Discovery is typically associated with the early stages of a product’s journey – from hypothesis to design to delivery. Bring that same curiosity to every stage in bringing solutions to market. Think of discovery like a baton passed during each of the important hand-offs in the race to market – between engineers and product managers, between product managers and product marketers, between product marketers and marketing communicators or sales enablers. “Why did we build this? Who will it help? How does it make a difference?” These are all questions important to effective communications.


Take your questions from good to great


How can you push past traditional questions to make your messaging brief be more relevant, even exciting?


New to this? You may be the most valuable person in the room. Because a fresh perspective can help overcome the curse of knowledge – a cognitive bias that occurs when product teams get caught up in company pressures and market dynamics, and take for granted what actual customers know and think. A seasoned pro? We can all keep perfecting the art of the question to unlock hidden insights and capture ah-hah moments.

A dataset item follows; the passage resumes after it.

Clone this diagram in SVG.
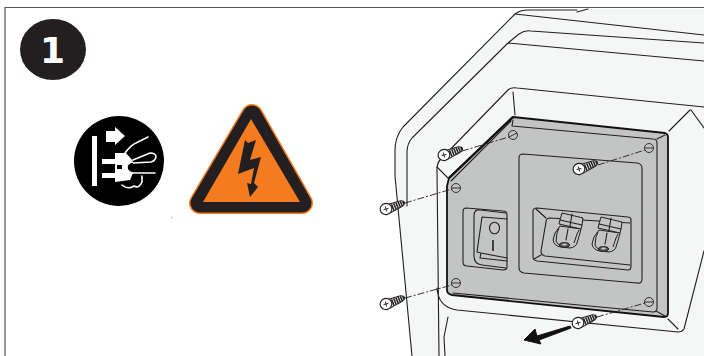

Instead of: Who is the target audience?


Try: Who is this solution designed for? What insights do we have about them? What do they do, think, and feel today? (Persona-building can play a very useful role in messaging and marketing).


Instead of: What is the customer’s challenge?


Try: Why and why now? What shifts in the world are changing the rules of the game? How are we helping customers adapt to this change and remain competitive? (See Andy Raskin who has much to say on the power of narratives framed around the why and why now?).


Instead of: What are the customer’s pain points?


Try: What obstacles or challenges will this solution help the customer overcome?


Instead of: What are the key features and benefits of our solution?


Try: How does our target customer describe the solutions they need and the value they are seeking? What meaningful impacts and outcomes will they experience by using our product? How will it fundamentally improve their processes, results, experiences etc.?


Instead of: What are our key differentiators?


Try: How will we differentiate our solution in terms of what our customers care about?  When our target customer evaluates different options, what decision criteria will matter most? And don’t overlook that “do nothing” is also an option you’re competing against.


The key is to go beyond the traditional "who, what, where" questions and uncover the deeper "why and why now" that motivates your customers.


Get past your assumptions


Discovery-based questions also help challenge assumptions and avoid habitual or unsubstantiated positioning and messaging. 


In Think Again, Adam Grant makes the point that we can never be 100% sure of what we know. The world is simply too complex and changing too fast. That's true of the markets and customers we serve. We need to also develop the ability to unthink and unlearn.


Great questions are ones that can guide us to some of that unlearning, to take the polished overwrap off our assumptions and ask anew, “Why are we doing this? What unmet need in the world are we solving for?” High performance companies are characterized by learning cultures, where re-thinking is routine. Research by Deloitte shoes that companies with learning cultures are the most innovative and more likely to be first to market.


Questions help create stronger connections


Over time, I've honed my questioning skills to bridge the gap between what product teams want to convey and what markets want to hear. As the positioning and messaging experts in the room, we are the "last mile" of go-to-market strategy and execution. Our work empowers campaign builders to build, content creators to write, trainers to guide, and sellers to sell.


Ultimately, the messages we create help build deeper connections across internal teams and also with the market and customers.


Keep practicing the questions that can help you get closer to these important outcomes.